Thank you to you all who have welcomed me back to school and shown concern for my health over the last couple of months.
Having something go wrong with your body, unexpectedly, is something that can happen in life and one cannot underestimate the amount of anxiety and worry that it can cause, not only personally, but for loved ones, family and friends. For me, this was also coupled with the challenge of having to put my job, and the school community to the side.
During times like this, we have to put trust in those around us to be able to care and look after things in our absence. I was extremely lucky that I had every confidence in the Senior Leadership and the staff team to be able to continue without me, which they did with such good grace, integrity and expertise.
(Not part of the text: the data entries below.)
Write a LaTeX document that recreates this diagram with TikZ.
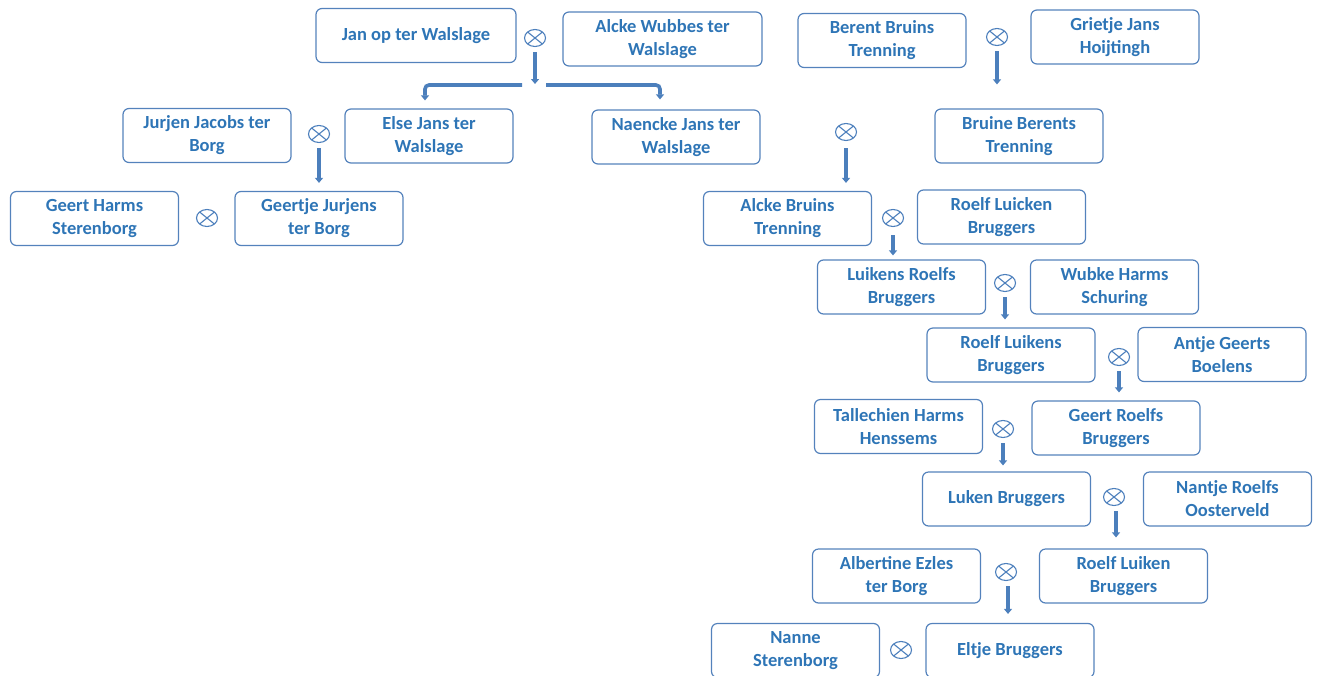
\documentclass[tikz,border=0pt]{standalone}
\usepackage{fontspec}
\setmainfont{Carlito}
\usetikzlibrary{arrows.meta,shapes.geometric}
\definecolor{nametext}{RGB}{46,117,182}
\definecolor{boxline}{RGB}{84,130,188}
\definecolor{linkline}{RGB}{76,127,188}

\begin{document}
\begin{tikzpicture}[x=1pt,y=-1pt,
  person/.style={draw=boxline, line width=1.2pt, rounded corners=6pt,
    minimum width=168pt, minimum height=54pt, inner sep=2pt, align=center,
    text=nametext, font=\fontsize{18.5}{23}\selectfont\bfseries},
  wed/.style={ellipse, draw=linkline, line width=1.1pt, minimum width=21pt,
    minimum height=17pt, inner sep=0pt,
    path picture={\draw[linkline, line width=1.1pt]
      (path picture bounding box.south west) -- (path picture bounding box.north east)
      (path picture bounding box.north west) -- (path picture bounding box.south east);}},
  desc/.style={draw=linkline, line width=3.6pt, -{Triangle[width=8pt,length=5pt]},
    shorten <=5pt, shorten >=8pt}]
  \useasboundingbox (0,0) rectangle (1319,675);

  % ter Walslage
  \node[person, minimum width=200pt] (jan) at (416,35.5) {Jan op ter Walslage};
  \node[person, minimum width=199pt] (alckew) at (662.5,39) {Alcke Wubbes ter\\Walslage};
  \node[wed] (w1) at (535,38) {};
  \node[person] (else) at (429,136) {Else Jans ter\\Walslage};
  \node[person] (naencke) at (676,137) {Naencke Jans ter\\Walslage};
  \coordinate (split) at (535,85);
  \coordinate (splitl) at (522,85);
  \coordinate (splitr) at (546,85);

  % ter Borg / Sterenborg
  \node[person] (jurjen) at (207,135.5) {Jurjen Jacobs ter\\Borg};
  \node[wed] (w3) at (319,134) {};
  \node[person] (geerth) at (94.5,218.5) {Geert Harms\\Sterenborg};
  \node[person] (geertje) at (319,218.5) {Geertje Jurjens\\ter Borg};
  \node[wed] (w5) at (207,218) {};

  % Trenning
  \node[person] (berent) at (882,40.5) {Berent Bruins\\Trenning};
  \node[person] (grietje) at (1115,37) {Grietje Jans\\Hoijtingh};
  \node[wed] (w2) at (997,37) {};
  \node[person] (bruine) at (1019,136) {Bruine Berents\\Trenning};
  \node[wed] (w4) at (846,132) {};

  % Bruggers
  \node[person] (alckeb) at (787.5,218.5) {Alcke Bruins\\Trenning};
  \node[person] (roelfl) at (1001.5,217) {Roelf Luicken\\Bruggers};
  \node[wed] (w6) at (893,218) {};
  \node[person] (luikens) at (901.5,287) {Luikens Roelfs\\Bruggers};
  \node[person] (wubke) at (1114.5,287) {Wubke Harms\\Schuring};
  \node[wed] (w7) at (1005,283) {};
  \node[person] (roelflk) at (1011,355) {Roelf Luikens\\Bruggers};
  \node[person] (antje) at (1222,354.5) {Antje Geerts\\Boelens};
  \node[wed] (w8) at (1119,357) {};
  \node[person] (tallechien) at (898.5,426.5) {Tallechien Harms\\Henssems};
  \node[person] (geertr) at (1116,428) {Geert Roelfs\\Bruggers};
  \node[wed] (w9) at (1003,429) {};
  \node[person] (luken) at (1006.5,499) {Luken Bruggers};
  \node[person] (nantje) at (1227.5,499) {Nantje Roelfs\\Oosterveld};
  \node[wed] (w10) at (1114,497) {};
  \node[person] (albertine) at (896.5,576) {Albertine Ezles\\ter Borg};
  \node[person] (roelfln) at (1123.5,576) {Roelf Luiken\\Bruggers};
  \node[wed] (w11) at (1006,572) {};
  \node[person] (nanne) at (795.5,650.5) {Nanne\\Sterenborg};
  \node[person] (eltje) at (1010,650.5) {Eltje Bruggers};
  \node[wed] (w12) at (901,650) {};

  % descent
  \draw[desc, shorten >=1pt] (w1) -- (split);
  \draw[desc, rounded corners=4pt, shorten <=0pt]
    (splitl) -| ([xshift=-4pt]else.north);
  \draw[desc, rounded corners=4pt, shorten <=0pt, shorten >=10pt]
    (splitr) -| ([xshift=-16pt]naencke.north);
  \draw[desc, shorten >=24pt] (w2) -- (w2 |- bruine.north);
  \draw[desc] (w3) -- (w3 |- geertje.north);
  \draw[desc, shorten <=7pt] (w4) -- (w4 |- alckeb.north);
  \draw[desc, shorten <=8pt, shorten >=4pt] (w6) -- (w6 |- luikens.north);
  \draw[desc] (w7) -- (w7 |- roelflk.north);
  \draw[desc] (w8) -- (w8 |- geertr.north);
  \draw[desc, shorten >=6pt] (w9) -- (w9 |- luken.north);
  \draw[desc, shorten >=11pt] ([xshift=2pt]w10.south) -- ([xshift=2pt]w10 |- roelfln.north);
  \draw[desc, shorten >=9pt] ([xshift=2pt]w11.south) -- ([xshift=2pt]w11 |- eltje.north);
\end{tikzpicture}
\end{document}
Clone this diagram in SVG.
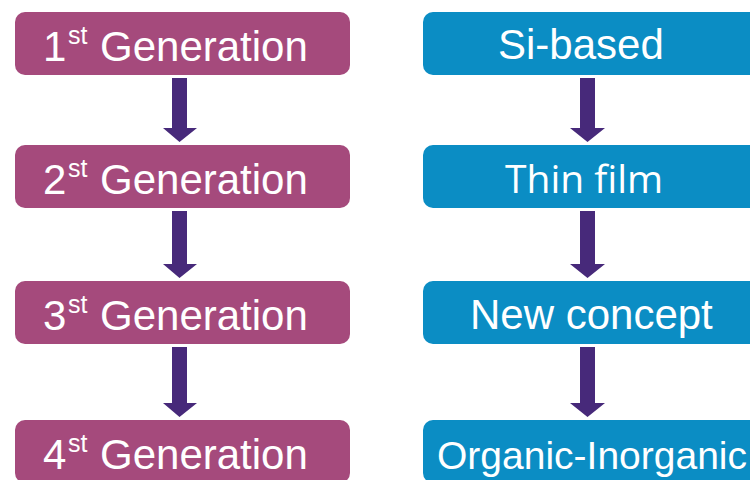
<svg xmlns="http://www.w3.org/2000/svg" width="750" height="480" viewBox="0 0 750 480">
<style>
.gen rect{fill:#A54A7C}
.tech rect{fill:#0B8DC4}
text{fill:#fff;font-family:"Liberation Sans",Arial,sans-serif;font-size:42px}
.sup{font-size:25px}
.arrow{fill:#47297A}
</style>
<rect width="750" height="480" fill="#fff"/>
<g id="gen1" class="gen"><rect x="15" y="12" width="335" height="63" rx="10"/><text><tspan x="43" y="61">1</tspan><tspan class="sup" x="68" y="44">st</tspan><tspan x="100" y="61">Generation</tspan></text></g>
<g id="gen2" class="gen"><rect x="15" y="145" width="335" height="63" rx="10"/><text><tspan x="43" y="194">2</tspan><tspan class="sup" x="68" y="177">st</tspan><tspan x="100" y="194">Generation</tspan></text></g>
<g id="gen3" class="gen"><rect x="15" y="281" width="335" height="63" rx="10"/><text><tspan x="43" y="330">3</tspan><tspan class="sup" x="68" y="313">st</tspan><tspan x="100" y="330">Generation</tspan></text></g>
<g id="gen4" class="gen"><rect x="15" y="420" width="335" height="63" rx="10"/><text><tspan x="43" y="469">4</tspan><tspan class="sup" x="68" y="452">st</tspan><tspan x="100" y="469">Generation</tspan></text></g>
<g id="si" class="tech"><rect x="423" y="12" width="340" height="63" rx="10"/><text x="498" y="59">Si-based</text></g>
<g id="thin" class="tech"><rect x="423" y="145" width="340" height="63" rx="10"/><text x="505" y="193" style="font-family:'Open Sans',sans-serif;font-size:39px">Thin film</text></g>
<g id="new" class="tech"><rect x="423" y="281" width="340" height="63" rx="10"/><text x="470" y="329">New concept</text></g>
<g id="org" class="tech"><rect x="423" y="420" width="340" height="63" rx="10"/><text x="437" y="469" style="font-size:39px">Organic-Inorganic</text></g>
<g id="connectors" class="arrow">
<polygon points="172,78 187,78 187,128 197,128 179.5,142 163,128 172,128"/>
<polygon points="172,211 187,211 187,264 197,264 179.5,278 163,264 172,264"/>
<polygon points="172,347 187,347 187,403 197,403 179.5,417 163,403 172,403"/>
<polygon points="580,78 595,78 595,128 605,128 587.5,142 570,128 580,128"/>
<polygon points="580,211 595,211 595,264 605,264 587.5,278 570,264 580,264"/>
<polygon points="580,347 595,347 595,403 605,403 587.5,417 570,403 580,403"/>
</g>
</svg>
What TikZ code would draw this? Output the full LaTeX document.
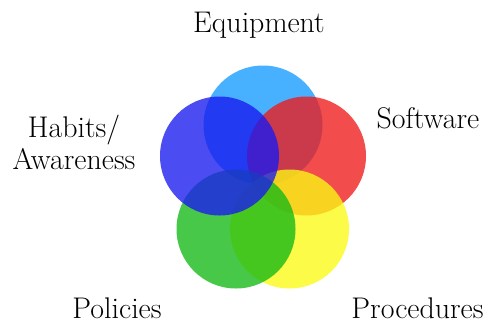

This is something for which I will always be grateful for and cannot thank them enough.
Upon arrival at hospital I was shown to my room – number 13! I’m not superstitious, but there was a tiny part of me that panicked. To make matters worse, my surgeons came to introduce themselves – we ended up talking about football. It turned out that one of the surgeons was an avid Liverpool fan; he made a light hearted joke about him operating on an Evertonian, a joke that perhaps would have been funny at any other time. His parting shot was a comment about the fact that they hadn’t had a patient on the ward with any post-operative complications for two days. He joked that the odds were certainly in my favour. I was not amused. However, on the wall just outside my room, there was a board that displayed feedback the ward had received, and how well they had addressed various medical issues. He was quite correct; there hadn’t been any complications for two days.
During my recovery, the nurses were very supportive and encouraging, they listened and smiled, were positive and quick to help. Nursing, like teaching is not a well-paid profession and they do not do it for the money. We do it because we want to make a difference and ensure that those we come into contact with are able to live happy and healthy lives. It is very easy to draw a parallel between nursing and teaching. The attention to detail and enthusiasm staff have for creating a safe, caring and exciting school environment for our children is wonderful to see day in and day out. However there are times that we may miss something, and like the evaluation board on my ward, it is important that we as a school don’t shy away from issues and problems, but instead constantly evaluate and learn from our practice to make sure that we provide the best possible experience for our children.
I’m very excited to be back and look forward to the rewards and challenges we will face in the future.